She was a teenage virgin when she received a word from Heaven — she was to be God’s instrument in an incredible way. She asked how this could be, since she was merely an uneducated peasant girl. The messenger answered that God would deliver his people through her and she consented to her part in God’s plan. Despite her utter lack of military training, St. Joan of Arc (1412—1431 AD) would go on to lead French troops to swift victories against the English armies occupying her homeland, paving the way for her people’s liberation.
Every year, St. Joan’s of Arc’s feast (May 30th) comes the day before the Feast of the Visitation, which celebrates the meeting of the Blessed Virgin Mary and St. Elizabeth when they were pregnant with St. John the Baptist and Jesus the Christ. I think it is fitting and providential that these two celebrations are paired together on the liturgical calendar. These three, wondrous women display God’s preferred means of intervening and triumphing throughout human history: by manifesting his mighty power through the weak and the lowly.

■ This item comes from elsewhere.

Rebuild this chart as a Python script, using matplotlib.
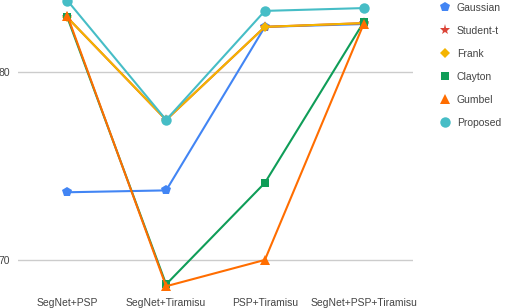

Of course, God can work through the high-ranking and the powerful to accomplish his purposes as well. For example, in 312 AD the pagan emperor Constantine, on the eve of a great battle in a civil war for control of the Western Roman Empire, reportedly had a vision of the Chi-Rho (☧), a Greek symbol for “Christ.” He then heard these words: “In this sign you will conquer.” Constantine had this symbol painted on his soldiers’ shields and prevailed in that decisive Battle of the Milvian Bridge. Constantine became the first Christian emperor and promptly legalized the previously persecuted Christian religion throughout the empire in 313 AD.
And yet, the Virgin Mother Mary rejoices that God prefers to show the strength of his arm by lifting up the lowly and casting down the mighty from their thrones. St. Paul once redirected the attention of self-inflated Christians in Corinth, Greece to this truth:
Consider your own calling, brothers. Not many of you were wise by human standards, not many were powerful, not many were of noble birth. Rather, God chose the foolish of the world to shame the wise, and God chose the weak of the world to shame the strong, and God chose the lowly and despised of the world, those who count for nothing, to reduce to nothing those who are something, so that no human being might boast before God. … “Whoever boasts, should boast in the Lord.”
In the Old Testament, God chose sheepherders, like Moses the Prophet and later King David, to lead and deliver his oppressed people. He chose working-class fishermen as some of the Church’s first bishops. At the Visitation, the four most important people in the entire world met together in one place: two women and their unborn babies. And through one condemned man, whose three-year rabbinical career seemed to end in failure and death, God redeemed the world. Such is the divine approach, lest we look to merely our own human plans and efforts as the source for our salvation.